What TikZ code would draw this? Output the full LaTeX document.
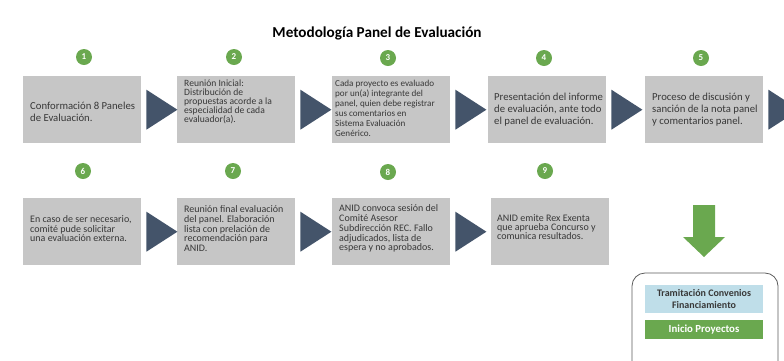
\documentclass[tikz,border=0pt]{standalone}
\usepackage{fontspec}
\setmainfont{Carlito}
\usetikzlibrary{calc}
\definecolor{boxgray}{HTML}{C6C6C6}
\definecolor{navy}{HTML}{44546A}
\definecolor{stepgreen}{HTML}{6AA84F}
\definecolor{lightblue}{HTML}{BFDEE9}
\definecolor{txt}{HTML}{383838}
\definecolor{frame}{HTML}{5A5A5A}
\begin{document}
\begin{tikzpicture}[x=1pt,y=-1pt,
  stepbox/.style={fill=boxgray, minimum width=118pt, minimum height=67pt, inner sep=0pt, anchor=north west},
  steptext/.style={anchor=west, align=left, inner sep=0pt, text=txt, font=\fontsize{10.7}{12}\selectfont},
  densetext/.style={steptext, font=\fontsize{9.6}{9}\selectfont},
  smalltext/.style={steptext, font=\fontsize{9.1}{10}\selectfont},
  lowtext/.style={steptext, font=\fontsize{10}{9.8}\selectfont},
  num/.style={circle, fill=stepgreen, text=white, font=\bfseries\fontsize{9}{9}\selectfont,
    minimum size=16pt, inner sep=0pt},
  chev/.style={fill=navy},
  endbox/.style={minimum width=118pt, inner sep=0pt, align=center, font=\bfseries\fontsize{10}{11.5}\selectfont}
]
\useasboundingbox (0,0) rectangle (784,360);
\clip (0,0) rectangle (784,360);

\node[font=\bfseries\fontsize{15.2}{17}\selectfont, text=black] (title) at (377,33) {Metodología Panel de Evaluación};

% row 1 boxes
\node[stepbox] (b1) at (23,76) {};
\node[stepbox] (b2) at (177,76) {};
\node[stepbox] (b3) at (332,76) {};
\node[stepbox] (b4) at (488,76) {};
\node[stepbox] (b5) at (645,76) {};
% row 2 boxes
\node[stepbox] (b6) at (23,198) {};
\node[stepbox] (b7) at (177,198) {};
\node[stepbox] (b8) at (332,198) {};
\node[stepbox] (b9) at (491,198) {};

% texts
\node[steptext] (t1) at ($(b1.west)+(7,2)$) {Conformación 8 Paneles\\de Evaluación.};
\node[densetext] (t2) at ($(b2.west)+(7,-8)$) {Reunión Inicial:\\Distribución de\\propuestas acorde a la\\especialidad de cada\\evaluador(a).};
\node[smalltext] (t3) at ($(b3.west)+(3,-1)$) {Cada proyecto es evaluado\\por un(a) integrante del\\panel, quien debe registrar\\sus comentarios en\\Sistema Evaluación\\Genérico.};
\node[steptext] (t4) at ($(b4.west)+(6,0)$) {Presentación del informe\\de evaluación, ante todo\\el panel de evaluación.};
\node[steptext] (t5) at ($(b5.west)+(7,0)$) {Proceso de discusión y\\sanción de la nota panel\\y comentarios panel.};
\node[lowtext] (t6) at ($(b6.west)+(7,-3)$) {En caso de ser necesario,\\comité pude solicitar\\una evaluación externa.};
\node[lowtext] (t7) at ($(b7.west)+(7,-3)$) {Reunión final evaluación\\del panel. Elaboración\\lista con prelación de\\recomendación para\\ANID.};
\node[lowtext] (t8) at ($(b8.west)+(7,-3)$) {ANID convoca sesión del\\Comité Asesor\\Subdirección REC. Fallo\\adjudicados, lista de\\espera y no aprobados.};
\node[lowtext, font=\fontsize{10}{9}\selectfont] (t9) at ($(b9.west)+(6,-5)$) {ANID emite Rex Exenta\\que aprueba Concurso y\\comunica resultados.};

% numbers
\node[num] (n1) at (84,57) {1};
\node[num] (n2) at (234,57) {2};
\node[num] (n3) at (388,58) {3};
\node[num] (n4) at (544,58) {4};
\node[num] (n5) at (701,58) {5};
\node[num] (n6) at (83,171) {6};
\node[num] (n7) at (233,171) {7};
\node[num] (n8) at (388,172) {8};
\node[num] (n9) at (545,171) {9};

% chevrons between boxes
\foreach \a in {b1,b2,b3,b4,b5,b6,b7,b8}{
  \fill[chev] ($(\a.east)+(5,-20)$) -- ++(31,20) -- ++(-31,20) -- cycle;
}

% green down arrow
\coordinate (gtop) at (704,205);
\fill[stepgreen] ($(gtop)+(-11,0)$) -- ++(22,0) -- ++(0,32) -- ++(10,0) -- (704,257) -- (683,237) -- ++(10,0) -- cycle;

% final frame
\draw[frame, line width=0.8pt, rounded corners=13pt] (632,273) rectangle (778,380);
\node[endbox, fill=lightblue, text=txt, minimum height=28pt] (conv) at (704,299) {Tramitación Convenios\\Financiamiento};
\node[endbox, fill=stepgreen, text=white, minimum height=19pt, font=\bfseries\fontsize{10.8}{12}\selectfont] (ini) at (704,329.5) {Inicio Proyectos};
\end{tikzpicture}
\end{document}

..............................

## TASK DETAILS:
Repeat the data exactly, dropping every picture it holds.

## WRITTEN SOLUTION:
What TikZ code would draw this? Output the full LaTeX document.
\documentclass[tikz,border=0pt]{standalone}
\usepackage{fontspec}
\setmainfont{Carlito}
\usetikzlibrary{calc}
\definecolor{boxgray}{HTML}{C6C6C6}
\definecolor{navy}{HTML}{44546A}
\definecolor{stepgreen}{HTML}{6AA84F}
\definecolor{lightblue}{HTML}{BFDEE9}
\definecolor{txt}{HTML}{383838}
\definecolor{frame}{HTML}{5A5A5A}
\begin{document}
\begin{tikzpicture}[x=1pt,y=-1pt,
  stepbox/.style={fill=boxgray, minimum width=118pt, minimum height=67pt, inner sep=0pt, anchor=north west},
  steptext/.style={anchor=west, align=left, inner sep=0pt, text=txt, font=\fontsize{10.7}{12}\selectfont},
  densetext/.style={steptext, font=\fontsize{9.6}{9}\selectfont},
  smalltext/.style={steptext, font=\fontsize{9.1}{10}\selectfont},
  lowtext/.style={steptext, font=\fontsize{10}{9.8}\selectfont},
  num/.style={circle, fill=stepgreen, text=white, font=\bfseries\fontsize{9}{9}\selectfont,
    minimum size=16pt, inner sep=0pt},
  chev/.style={fill=navy},
  endbox/.style={minimum width=118pt, inner sep=0pt, align=center, font=\bfseries\fontsize{10}{11.5}\selectfont}
]
\useasboundingbox (0,0) rectangle (784,360);
\clip (0,0) rectangle (784,360);

\node[font=\bfseries\fontsize{15.2}{17}\selectfont, text=black] (title) at (377,33) {Metodología Panel de Evaluación};

% row 1 boxes
\node[stepbox] (b1) at (23,76) {};
\node[stepbox] (b2) at (177,76) {};
\node[stepbox] (b3) at (332,76) {};
\node[stepbox] (b4) at (488,76) {};
\node[stepbox] (b5) at (645,76) {};
% row 2 boxes
\node[stepbox] (b6) at (23,198) {};
\node[stepbox] (b7) at (177,198) {};
\node[stepbox] (b8) at (332,198) {};
\node[stepbox] (b9) at (491,198) {};

% texts
\node[steptext] (t1) at ($(b1.west)+(7,2)$) {Conformación 8 Paneles\\de Evaluación.};
\node[densetext] (t2) at ($(b2.west)+(7,-8)$) {Reunión Inicial:\\Distribución de\\propuestas acorde a la\\especialidad de cada\\evaluador(a).};
\node[smalltext] (t3) at ($(b3.west)+(3,-1)$) {Cada proyecto es evaluado\\por un(a) integrante del\\panel, quien debe registrar\\sus comentarios en\\Sistema Evaluación\\Genérico.};
\node[steptext] (t4) at ($(b4.west)+(6,0)$) {Presentación del informe\\de evaluación, ante todo\\el panel de evaluación.};
\node[steptext] (t5) at ($(b5.west)+(7,0)$) {Proceso de discusión y\\sanción de la nota panel\\y comentarios panel.};
\node[lowtext] (t6) at ($(b6.west)+(7,-3)$) {En caso de ser necesario,\\comité pude solicitar\\una evaluación externa.};
\node[lowtext] (t7) at ($(b7.west)+(7,-3)$) {Reunión final evaluación\\del panel. Elaboración\\lista con prelación de\\recomendación para\\ANID.};
\node[lowtext] (t8) at ($(b8.west)+(7,-3)$) {ANID convoca sesión del\\Comité Asesor\\Subdirección REC. Fallo\\adjudicados, lista de\\espera y no aprobados.};
\node[lowtext, font=\fontsize{10}{9}\selectfont] (t9) at ($(b9.west)+(6,-5)$) {ANID emite Rex Exenta\\que aprueba Concurso y\\comunica resultados.};

% numbers
\node[num] (n1) at (84,57) {1};
\node[num] (n2) at (234,57) {2};
\node[num] (n3) at (388,58) {3};
\node[num] (n4) at (544,58) {4};
\node[num] (n5) at (701,58) {5};
\node[num] (n6) at (83,171) {6};
\node[num] (n7) at (233,171) {7};
\node[num] (n8) at (388,172) {8};
\node[num] (n9) at (545,171) {9};

% chevrons between boxes
\foreach \a in {b1,b2,b3,b4,b5,b6,b7,b8}{
  \fill[chev] ($(\a.east)+(5,-20)$) -- ++(31,20) -- ++(-31,20) -- cycle;
}

% green down arrow
\coordinate (gtop) at (704,205);
\fill[stepgreen] ($(gtop)+(-11,0)$) -- ++(22,0) -- ++(0,32) -- ++(10,0) -- (704,257) -- (683,237) -- ++(10,0) -- cycle;

% final frame
\draw[frame, line width=0.8pt, rounded corners=13pt] (632,273) rectangle (778,380);
\node[endbox, fill=lightblue, text=txt, minimum height=28pt] (conv) at (704,299) {Tramitación Convenios\\Financiamiento};
\node[endbox, fill=stepgreen, text=white, minimum height=19pt, font=\bfseries\fontsize{10.8}{12}\selectfont] (ini) at (704,329.5) {Inicio Proyectos};
\end{tikzpicture}
\end{document}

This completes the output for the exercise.